The average American worker, making $62,000 annually, would require 17.24 million years on the job to earn that sum.

Numbers that big are hard to comprehend and, in fact, the average citizen doesn't understand how lopsided the equation has become between the ultra-rich and everyone else. Yet they know that billionaires take joy rides to outer space and can rent Venice (the whole city) for their weddings. They know that tycoons like Jeff Bezos, Michael Bloomberg and Elon Musk have all managed to avoid paying taxes in recent years (Donald Trump still refuses to release his own IRS returns). And they are beginning to see how money rigs the game, with a recent Harris poll indicating that over half of all Americans believe the super-wealthy are a threat to our democracy.

In contrast to a democratic government, where the majority rules, an oligarchy constitutes rule by the few and the well-heeled, a state of affairs that increasingly typifies the United States, where it's pay to play. For example:

Media giant Skydance received FCC permission to buy Paramount after the latter agreed to pay $16 million to Donald Trump for allegedly doctoring a 2024 Sixty Minutes interview with Kamala Harris.

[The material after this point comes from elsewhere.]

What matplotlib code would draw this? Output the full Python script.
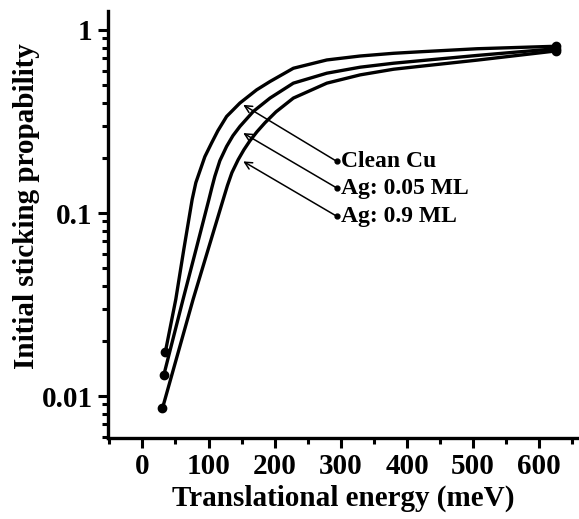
import matplotlib
matplotlib.use('Agg')
import matplotlib.pyplot as plt
from matplotlib.ticker import LogLocator, NullFormatter, FixedLocator, FixedFormatter

plt.rcParams['font.family'] = 'Liberation Serif'
plt.rcParams['font.weight'] = 'bold'

# values
energy_clean = [34.8, 50.5, 62.6, 75.2, 80.8, 87.6, 94.4, 104.5, 114.1, 127.3, 147.4,
                172.7, 192.9, 228.2, 278.8, 329.2, 379.7, 420.2, 506.1, 624.7]
s0_clean = [0.0175, 0.0338, 0.0633, 0.1185, 0.1466, 0.1726, 0.2032, 0.241, 0.2816, 0.337, 0.399,
            0.471, 0.523, 0.618, 0.686, 0.721, 0.746, 0.7605, 0.790, 0.815]

energy_ag005 = [32.3, 61.5, 81.1, 100.5, 105.0, 109.5, 117.1, 127.3, 136.8, 147.4, 167.6,
                192.9, 228.2, 278.8, 329.2, 379.7, 420.2, 506.1, 624.7]
s0_ag005 = [0.0130, 0.0338, 0.0633, 0.1185, 0.1377, 0.1587, 0.1932, 0.2312, 0.2644, 0.2972, 0.3588,
            0.4246, 0.5124, 0.5808, 0.6263, 0.6584, 0.6796, 0.7262, 0.790]

energy_ag09 = [30.3, 76.7, 99.4, 122.1, 128.5, 135.3, 144.8, 153.5, 162.6, 173.2, 185.3,
               202.0, 228.2, 278.8, 329.2, 379.7, 420.2, 506.1, 624.7]
s0_ag09 = [0.00857, 0.0338, 0.0633, 0.1185, 0.1412, 0.1662, 0.1957, 0.2218, 0.2484, 0.278, 0.3113,
           0.3573, 0.4246, 0.5124, 0.5686, 0.6105, 0.6335, 0.6846, 0.768]

labels = ['Clean Cu', 'Ag: 0.05 ML', 'Ag: 0.9 ML']
arrow_head_y = [0.390, 0.2735, 0.1915]
arrow_tail_y = [0.1915, 0.137, 0.096]
arrow_head_x = 152.4
arrow_tail_x = 293.9

fig = plt.figure(figsize=(5.79, 5.19), dpi=100)
ax = fig.add_axes([108 / 579, 1 - 438 / 519, (579 - 108) / 579, (438 - 11) / 519])

for xs, ys in [(energy_clean, s0_clean), (energy_ag005, s0_ag005), (energy_ag09, s0_ag09)]:
    ax.plot(xs, ys, color='black', lw=2.4, solid_capstyle='round', solid_joinstyle='round')
    ax.plot([xs[0], xs[-1]], [ys[0], ys[-1]], 'o', color='black', ms=6)

for lab, hy, ty in zip(labels, arrow_head_y, arrow_tail_y):
    ax.annotate('', xy=(arrow_head_x, hy), xytext=(arrow_tail_x, ty),
                arrowprops=dict(arrowstyle='->', color='black', lw=1.1,
                                shrinkA=0, shrinkB=0, mutation_scale=13))
    ax.plot(arrow_tail_x, ty, 'o', color='black', ms=3.5)
    ax.text(arrow_tail_x + 6, ty, lab, fontsize=17, fontweight='bold',
            va='center', ha='left')

ax.set_yscale('log')
ax.set_xlim(-52, 660)
ax.set_ylim(0.0059, 1.27)

ax.xaxis.set_major_locator(FixedLocator([0, 100, 200, 300, 400, 500, 600]))
ax.xaxis.set_minor_locator(FixedLocator([-50, 50, 150, 250, 350, 450, 550, 650]))
ax.yaxis.set_major_locator(FixedLocator([0.01, 0.1, 1]))
ax.yaxis.set_major_formatter(FixedFormatter(['0.01', '0.1', '1']))
ax.yaxis.set_minor_locator(LogLocator(base=10, subs=range(2, 10)))
ax.yaxis.set_minor_formatter(NullFormatter())

ax.spines['top'].set_visible(False)
ax.spines['right'].set_visible(False)
for s in ['left', 'bottom']:
    ax.spines[s].set_linewidth(2.4)

ax.tick_params(which='major', direction='out', length=7, width=2.2, labelsize=21, pad=4)
ax.tick_params(which='minor', direction='out', length=4.5, width=2.2)
for lab in ax.get_xticklabels() + ax.get_yticklabels():
    lab.set_fontweight('bold')

ax.set_xlabel('Translational energy (meV)', fontsize=21, fontweight='bold', labelpad=3)
ax.set_ylabel('Initial sticking propability', fontsize=21, fontweight='bold')
ax.yaxis.set_label_coords(-0.145, 0.543)

fig.savefig('out.png', dpi=100)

Tax cheat Paul Walczak, who bought himself private yachts with money he stole from his employees' Social Security payroll contributions, received a Trump pardon after his mother attended a $1 million per plate fund raising dinner at Mar-a-Lago.

SpaceX donated $276 million to Donald Trump's 2024 reelection campaign and months later received a $5.9 billion contract to build new security satellites for the U.S. Department of War (formerly the Department of Defense).

Examples could be multiplied of favors to wealthy friends and special deals for corporate insiders. Money talks but deep pockets whisper, as the real power behind the throne.

Long ago, Supreme Court Justice Louis Brandeis warned that "We can either have a democracy in this country or we can have great wealth concentrated in the hands of a few, but we cannot have both."

Is it time to take our nation back from the billionaires? Money talks. But the people can still roar.